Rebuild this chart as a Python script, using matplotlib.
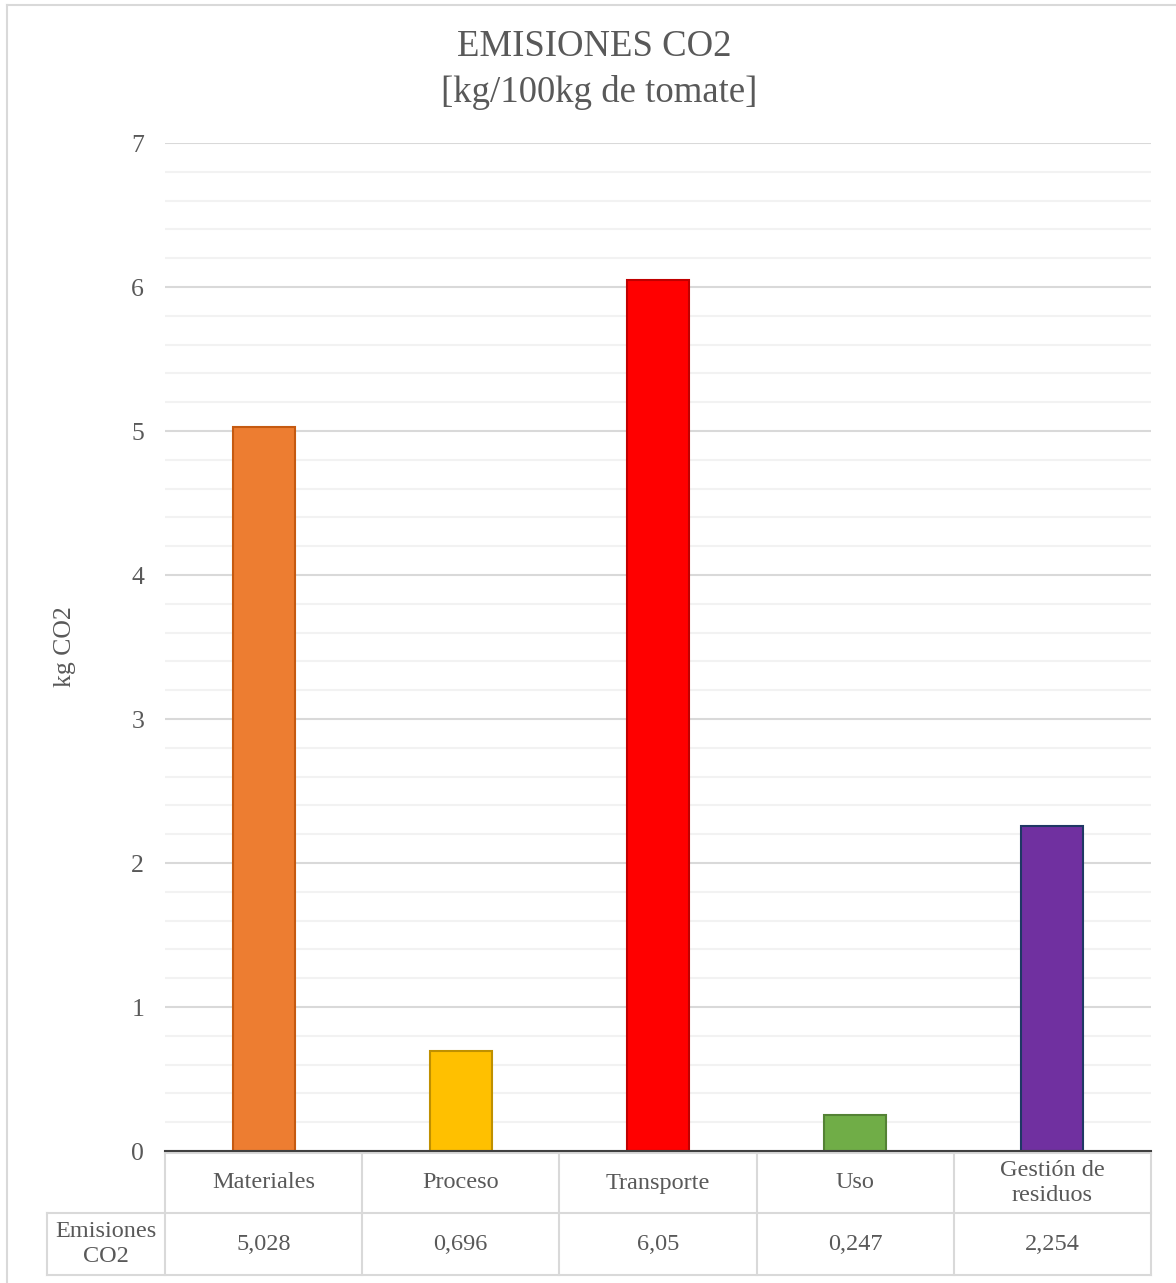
import matplotlib.pyplot as plt
import matplotlib.transforms as mtransforms
from matplotlib.lines import Line2D
from matplotlib.ticker import MultipleLocator

plt.rcParams['font.family'] = ['Liberation Serif', 'DejaVu Serif']

etapas = ["Materiales", "Proceso", "Transporte", "Uso", "Gestión de\nresiduos"]
emisiones = [5.028, 0.696, 6.05, 0.247, 2.254]
etiquetas = ["5,028", "0,696", "6,05", "0,247", "2,254"]
relleno = ["#ED7D31", "#FFC000", "#FF0000", "#70AD47", "#7030A0"]
borde = ["#C55A11", "#BF9000", "#C00000", "#548235", "#1F3864"]

TXT = "#595959"
GRID_MAJ = "#d9d9d9"
GRID_MIN = "#f2f2f2"
FS = 17.5

fig = plt.figure(figsize=(11.76, 12.83), dpi=100)
ax = fig.add_axes([165 / 1176, 1 - 1151 / 1283, 986 / 1176, 1008 / 1283])

x = list(range(len(etapas)))
ax.bar(x, emisiones, width=0.315, color=relleno, edgecolor=borde, linewidth=1.5, zorder=3)

ax.set_xlim(-0.5, len(etapas) - 0.5)
ax.set_ylim(0, 7)
ax.yaxis.set_major_locator(MultipleLocator(1))
ax.yaxis.set_minor_locator(MultipleLocator(0.2))
ax.grid(axis="y", which="major", color=GRID_MAJ, lw=1.5, zorder=0)
ax.grid(axis="y", which="minor", color=GRID_MIN, lw=1.5, zorder=0)
ax.tick_params(axis="y", which="both", length=0, labelsize=18.5, labelcolor=TXT, pad=15)
ax.tick_params(axis="x", which="both", length=0, labelbottom=False)
for s in ["top", "right", "left"]:
    ax.spines[s].set_visible(False)
ax.spines["bottom"].set_color("#404040")
ax.spines["bottom"].set_linewidth(1.5)
ax.spines["bottom"].set_zorder(4)

ax.set_ylabel("kg CO2", fontsize=18.5, color=TXT, labelpad=40)

# data table under the axis
tr = mtransforms.blended_transform_factory(ax.transData, ax.transAxes)
h = 1008.0
y_top = -2 / h
y_mid = -62 / h
y_bot = -124 / h
x_lab = -1.098
x_end = len(etapas) - 0.5

def seg(xs, ys):
    ax.add_line(Line2D(xs, ys, transform=tr, color=GRID_MAJ, lw=1.5, clip_on=False))

seg([-0.5, x_end], [y_top, y_top])
seg([x_lab, x_end], [y_mid, y_mid])
seg([x_lab, x_end], [y_bot, y_bot])
seg([x_lab, x_lab], [y_mid, y_bot])
for b in range(len(etapas) + 1):
    seg([b - 0.5, b - 0.5], [y_top, y_bot])

for i, (cat, lab) in enumerate(zip(etapas, etiquetas)):
    ax.text(i, (y_top + y_mid) / 2, cat, transform=tr, ha="center", va="center",
            fontsize=FS, color=TXT, linespacing=1.25)
    ax.text(i, (y_mid + y_bot) / 2, lab, transform=tr, ha="center", va="center",
            fontsize=FS, color=TXT)
ax.text((x_lab - 0.5) / 2, (y_mid + y_bot) / 2, "Emisiones\nCO2", transform=tr,
        ha="center", va="center", fontsize=FS, color=TXT, linespacing=1.25)

fig.text(594 / 1176, 1 - 47 / 1283, "EMISIONES CO2", ha="center", va="center",
         fontsize=26.5, color=TXT)
fig.text(599 / 1176, 1 - 92 / 1283, "[kg/100kg de tomate]", ha="center", va="center",
         fontsize=26.5, color=TXT)

# chart frame
fig.add_artist(Line2D([7 / 1176, 7 / 1176], [0, 1 - 5 / 1283], transform=fig.transFigure,
                      color=GRID_MAJ, lw=1.5))
fig.add_artist(Line2D([7 / 1176, 1], [1 - 5 / 1283, 1 - 5 / 1283], transform=fig.transFigure,
                      color=GRID_MAJ, lw=1.5))

fig.savefig("out.png", dpi=100)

→ CHALLENGE: Print the full listing exactly, dropping the pictures.

→ RESPONSE TO THIS EXERCISE:
Rebuild this chart as a Python script, using matplotlib.
import matplotlib.pyplot as plt
import matplotlib.transforms as mtransforms
from matplotlib.lines import Line2D
from matplotlib.ticker import MultipleLocator

plt.rcParams['font.family'] = ['Liberation Serif', 'DejaVu Serif']

etapas = ["Materiales", "Proceso", "Transporte", "Uso", "Gestión de\nresiduos"]
emisiones = [5.028, 0.696, 6.05, 0.247, 2.254]
etiquetas = ["5,028", "0,696", "6,05", "0,247", "2,254"]
relleno = ["#ED7D31", "#FFC000", "#FF0000", "#70AD47", "#7030A0"]
borde = ["#C55A11", "#BF9000", "#C00000", "#548235", "#1F3864"]

TXT = "#595959"
GRID_MAJ = "#d9d9d9"
GRID_MIN = "#f2f2f2"
FS = 17.5

fig = plt.figure(figsize=(11.76, 12.83), dpi=100)
ax = fig.add_axes([165 / 1176, 1 - 1151 / 1283, 986 / 1176, 1008 / 1283])

x = list(range(len(etapas)))
ax.bar(x, emisiones, width=0.315, color=relleno, edgecolor=borde, linewidth=1.5, zorder=3)

ax.set_xlim(-0.5, len(etapas) - 0.5)
ax.set_ylim(0, 7)
ax.yaxis.set_major_locator(MultipleLocator(1))
ax.yaxis.set_minor_locator(MultipleLocator(0.2))
ax.grid(axis="y", which="major", color=GRID_MAJ, lw=1.5, zorder=0)
ax.grid(axis="y", which="minor", color=GRID_MIN, lw=1.5, zorder=0)
ax.tick_params(axis="y", which="both", length=0, labelsize=18.5, labelcolor=TXT, pad=15)
ax.tick_params(axis="x", which="both", length=0, labelbottom=False)
for s in ["top", "right", "left"]:
    ax.spines[s].set_visible(False)
ax.spines["bottom"].set_color("#404040")
ax.spines["bottom"].set_linewidth(1.5)
ax.spines["bottom"].set_zorder(4)

ax.set_ylabel("kg CO2", fontsize=18.5, color=TXT, labelpad=40)

# data table under the axis
tr = mtransforms.blended_transform_factory(ax.transData, ax.transAxes)
h = 1008.0
y_top = -2 / h
y_mid = -62 / h
y_bot = -124 / h
x_lab = -1.098
x_end = len(etapas) - 0.5

def seg(xs, ys):
    ax.add_line(Line2D(xs, ys, transform=tr, color=GRID_MAJ, lw=1.5, clip_on=False))

seg([-0.5, x_end], [y_top, y_top])
seg([x_lab, x_end], [y_mid, y_mid])
seg([x_lab, x_end], [y_bot, y_bot])
seg([x_lab, x_lab], [y_mid, y_bot])
for b in range(len(etapas) + 1):
    seg([b - 0.5, b - 0.5], [y_top, y_bot])

for i, (cat, lab) in enumerate(zip(etapas, etiquetas)):
    ax.text(i, (y_top + y_mid) / 2, cat, transform=tr, ha="center", va="center",
            fontsize=FS, color=TXT, linespacing=1.25)
    ax.text(i, (y_mid + y_bot) / 2, lab, transform=tr, ha="center", va="center",
            fontsize=FS, color=TXT)
ax.text((x_lab - 0.5) / 2, (y_mid + y_bot) / 2, "Emisiones\nCO2", transform=tr,
        ha="center", va="center", fontsize=FS, color=TXT, linespacing=1.25)

fig.text(594 / 1176, 1 - 47 / 1283, "EMISIONES CO2", ha="center", va="center",
         fontsize=26.5, color=TXT)
fig.text(599 / 1176, 1 - 92 / 1283, "[kg/100kg de tomate]", ha="center", va="center",
         fontsize=26.5, color=TXT)

# chart frame
fig.add_artist(Line2D([7 / 1176, 7 / 1176], [0, 1 - 5 / 1283], transform=fig.transFigure,
                      color=GRID_MAJ, lw=1.5))
fig.add_artist(Line2D([7 / 1176, 1], [1 - 5 / 1283, 1 - 5 / 1283], transform=fig.transFigure,
                      color=GRID_MAJ, lw=1.5))

fig.savefig("out.png", dpi=100)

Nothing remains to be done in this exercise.